Where do you sleep? I have a comfortable sleeping bag and I sleep in the little nooks in front of stores. The owners don’t mind.

How about bathrooms and showers? There are shelters where I can get a free shower and wash up. It isn’t a problem. I don’t like shelters because that is where the Meth heads go and they steal from you.

What about health? Can you get medical help? My grandmother said she had never paid a medical bill in her life. There is really nothing they can do to you if you don’t pay. I do have free medical insurance from a state where I lived for a while. They still carry my medical insurance.

How do get along without a mailing address? I can use a library computer for email and Facebook. If I need to get a regular letter, I can give the address of a shelter and pick up my mail there.

Do you have a phone? Yes, my aunt got me a free phone from the government. I can only use it to make calls. It doesn’t work for Facebook.

Can you go back home to California where your dad lives? No, if I do, I’ll probably be arrested and jailed since I have skipped court appointments in the past. Someday I’ll take care of it. I was jailed in Florida for three months for possession of some pot. Jails give me anxiety.

Do you do drugs? I tried meth, but that is bad stuff. Meth people are grimy and bad. I would never use heroin. I won’t stick a needle in my arm. I use pot and drink beer. I have tried to quit drinking but keep going back to it. I need to go to a place to get help with my addiction. I got sober in jail, but later started drinking again.

How do you get your money? People give me money. I hold up a funny sign and make people laugh. A guy in Las Vegas gave me ten dollars and said, “You made me laugh.” Most of the people in Las Vegas are drunk and give you money.

Why are you going to Portland? I have friends in Portland and the cops are nice. My friends look out for me and don’t steal from me. The cops in other places I have traveled are mean. They will tell me, “Get out of town now or we’ll put you in jail. Just keep hiking up the road.” I had an “open container” in Portland and the cop just shook his head and turned away. Usually, they make you pour it out. Here they are nice.

Where are you going after your time in Portland? I am planning on going to the Oregon coast and then maybe to Seattle.

What about your spiritual life, Tony? Do you believe in God? Yes, I believe in God. I think he looks out for me.

What do you think about Jesus? Have you accepted him as your Savior? I am not sure that Jesus is God. I have accepted him many times when people ask me to.

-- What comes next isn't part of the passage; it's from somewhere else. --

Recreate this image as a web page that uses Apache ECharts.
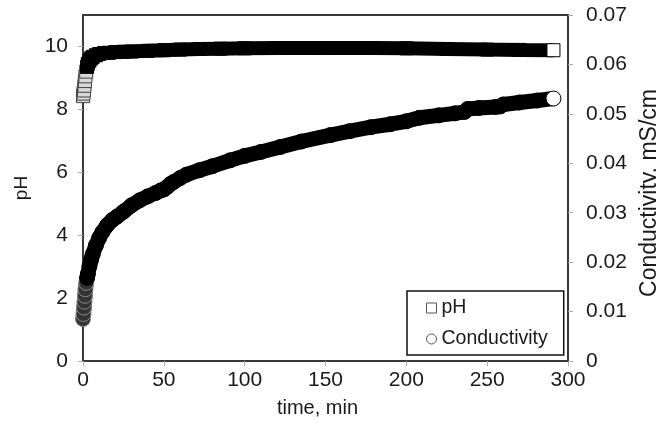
<!DOCTYPE html>
<html>
<head>
<meta charset="utf-8">
<script src="https://cdn.jsdelivr.net/npm/echarts@6/dist/echarts.min.js"></script>
<style>
html,body{margin:0;padding:0;background:#fff;overflow:hidden;}
#chart{width:656px;height:425px;}
</style>
</head>
<body>
<div id="chart"></div>
<script>
// pH series (time in min, pH)
const phTime = [0, 0.3, 0.6, 0.9, 1.2, 1.5, 2, 2.5, 3, 4, 5, 6, 8, 10, 13, 16, 20, 25, 30, 40, 50, 60, 72, 85, 100, 120, 150, 180, 200, 225, 250, 270, 291];
const phValues = [8.42, 8.5, 8.6, 8.75, 8.9, 9.05, 9.2, 9.35, 9.45, 9.55, 9.62, 9.67, 9.72, 9.76, 9.79, 9.8, 9.82, 9.83, 9.84, 9.86, 9.88, 9.9, 9.92, 9.93, 9.94, 9.95, 9.95, 9.95, 9.94, 9.92, 9.9, 9.89, 9.88];

// Conductivity series (time in min, mS/cm)
const condTime = [0, 0.3, 0.6, 0.9, 1.2, 1.5, 2, 2.5, 3, 4, 5, 6, 8, 10, 12, 15, 18, 21, 25, 30, 35, 40, 45, 48, 50, 52, 54, 56, 60, 64, 72, 80, 91, 100, 110, 122, 135, 153, 165, 178, 190, 200, 208, 220, 230, 236, 238, 245, 255, 258, 260, 270, 281, 291];
const condValues = [0.0085, 0.0095, 0.0108, 0.012, 0.0132, 0.0145, 0.0158, 0.0168, 0.0176, 0.0192, 0.0205, 0.0216, 0.0234, 0.0249, 0.0261, 0.0275, 0.0285, 0.0292, 0.0302, 0.0315, 0.0325, 0.0333, 0.034, 0.0345, 0.0347, 0.0352, 0.0358, 0.0362, 0.037, 0.0377, 0.0386, 0.0394, 0.0406, 0.0415, 0.0423, 0.0433, 0.0444, 0.0457, 0.0465, 0.0473, 0.0479, 0.0485, 0.0492, 0.0497, 0.0501, 0.0504, 0.051, 0.0512, 0.0514, 0.0515, 0.0519, 0.0523, 0.0527, 0.0531];

const xTicks = {min: 0, max: 300, interval: 50};
const phTicks = {min: 0, max: 11, interval: 2};
const condTicks = {min: 0, max: 0.07, interval: 0.01};

const FONT = 'Liberation Sans';
const TXT = '#1a1a1a';

function buildData(times, values, earlyLimit, earlyStyle) {
  const last = times.length - 1;
  return times.map((t, i) => {
    let style;
    if (i === last) style = {color: '#fff', borderColor: '#000', borderWidth: 1};
    else if (t < earlyLimit) style = earlyStyle;
    else style = {color: '#000', borderColor: '#000', borderWidth: 1};
    return {value: [t, values[i]], itemStyle: style};
  });
}

const chart = echarts.init(document.getElementById('chart'), null, {renderer: 'canvas'});
const axisLabelStyle = {color: TXT, fontFamily: FONT, fontSize: 21};
chart.setOption({
  animation: false,
  backgroundColor: '#fff',
  grid: {left: 83, right: 88, top: 15, bottom: 64, containLabel: false, outerBoundsMode: 'none',
         show: true, borderColor: '#3a3a3a', borderWidth: 2, backgroundColor: 'transparent'},
  legend: {
    orient: 'vertical', left: 407, top: 291,
    padding: [7, 16, 6, 19], itemGap: 11,
    itemWidth: 10, itemHeight: 10,
    borderColor: '#111', borderWidth: 1.5, backgroundColor: '#fff',
    textStyle: {color: TXT, fontFamily: FONT, fontSize: 19.5, lineHeight: 20},
    data: [
      {name: 'pH', icon: 'rect', itemStyle: {color: '#fff', borderColor: '#555', borderWidth: 1}},
      {name: 'Conductivity', icon: 'circle', itemStyle: {color: '#fff', borderColor: '#555', borderWidth: 1}}
    ]
  },
  xAxis: {
    type: 'value', min: xTicks.min, max: xTicks.max, interval: xTicks.interval,
    name: 'time, min', nameLocation: 'middle', nameGap: 37,
    nameTextStyle: {color: TXT, fontFamily: FONT, fontSize: 20, padding: [0, 16, 0, 0]},
    axisLine: {show: true, lineStyle: {color: '#3a3a3a', width: 2}},
    axisTick: {show: true, inside: false, length: 5, lineStyle: {color: '#aaa'}},
    axisLabel: Object.assign({margin: 9}, axisLabelStyle),
    splitLine: {show: false}
  },
  yAxis: [
    {
      type: 'value', min: phTicks.min, max: phTicks.max, interval: phTicks.interval,
      name: 'pH', nameLocation: 'middle', nameGap: 52,
      nameTextStyle: {color: TXT, fontFamily: FONT, fontSize: 19},
      axisLine: {show: true, lineStyle: {color: '#3a3a3a', width: 2}},
      axisTick: {show: true, length: 5, lineStyle: {color: '#aaa'}},
      axisLabel: Object.assign({margin: 15, showMaxLabel: false}, axisLabelStyle),
      splitLine: {show: false}
    },
    {
      type: 'value', min: condTicks.min, max: condTicks.max, interval: condTicks.interval,
      position: 'right',
      name: 'Conductivity, mS/cm', nameLocation: 'middle', nameGap: 70, nameMoveOverlap: false,
      nameTextStyle: {color: TXT, fontFamily: FONT, fontSize: 23, padding: [0, 10, 0, 0]},
      axisLine: {show: true, lineStyle: {color: '#3a3a3a', width: 2}},
      axisTick: {show: true, length: 5, lineStyle: {color: '#aaa'}},
      axisLabel: Object.assign({margin: 18, formatter: v => v === 0 ? '0' : v.toFixed(2)}, axisLabelStyle),
      splitLine: {show: false}
    }
  ],
  series: [
    {
      name: 'pH', type: 'line', yAxisIndex: 0,
      symbol: 'rect', symbolSize: 13, showSymbol: true, showAllSymbol: true,
      lineStyle: {color: '#000', width: 14},
      itemStyle: {color: '#000'},
      z: 3,
      data: buildData(phTime, phValues, 2.2, {color: '#d8d8d8', borderColor: '#444', borderWidth: 1})
    },
    {
      name: 'Conductivity', type: 'line', yAxisIndex: 1,
      symbol: 'circle', symbolSize: 15, showSymbol: true, showAllSymbol: true,
      lineStyle: {color: '#000', width: 15, cap: 'round', join: 'round'},
      itemStyle: {color: '#000'},
      z: 3,
      data: buildData(condTime, condValues, 2.2, {color: '#333', borderColor: '#888', borderWidth: 1})
    }
  ]
});
</script>
</body>
</html>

Do you have a Bible? I have a copy I can give you. I don’t have room in my pack for one, but I can get a Bible if I need one. People are always offering me a Bible.

Before we arrived in Portland, I said a prayer for Tony. He seemed appreciative. He asked to be dropped off on Hawthorne Blvd. where he hangs out with his friends near the Safeway store. Tony is a homeless, traveling man who seems to enjoy life as it is. He is just one of many like him hanging out with friends, sleeping on the street, accepting free food, free money, free medical care and a free phone. He doesn’t have ID and, of course, pays no taxes. Portland has become a magnet for people like Tony, who appreciate the friendly atmosphere, lax law enforcement and easy living on the streets of the Rose City. Amazingly, Tony is my neighbor! He living today on Hawthorne Blvd., a little more than a mile from my house.

I am not sure how to help someone like Tony. He likes the way he is living and is not interested in a lifestyle change. Giving him money will, by his own admission, go for cigarettes, booze and pot. He doesn’t want to go to a homeless shelter because of the kinds of people who hang out there. Perhaps the best we can offer Tony is a ride, a prayer and a listening ear. And maybe few granola bars. That’s what I did for Tony yesterday.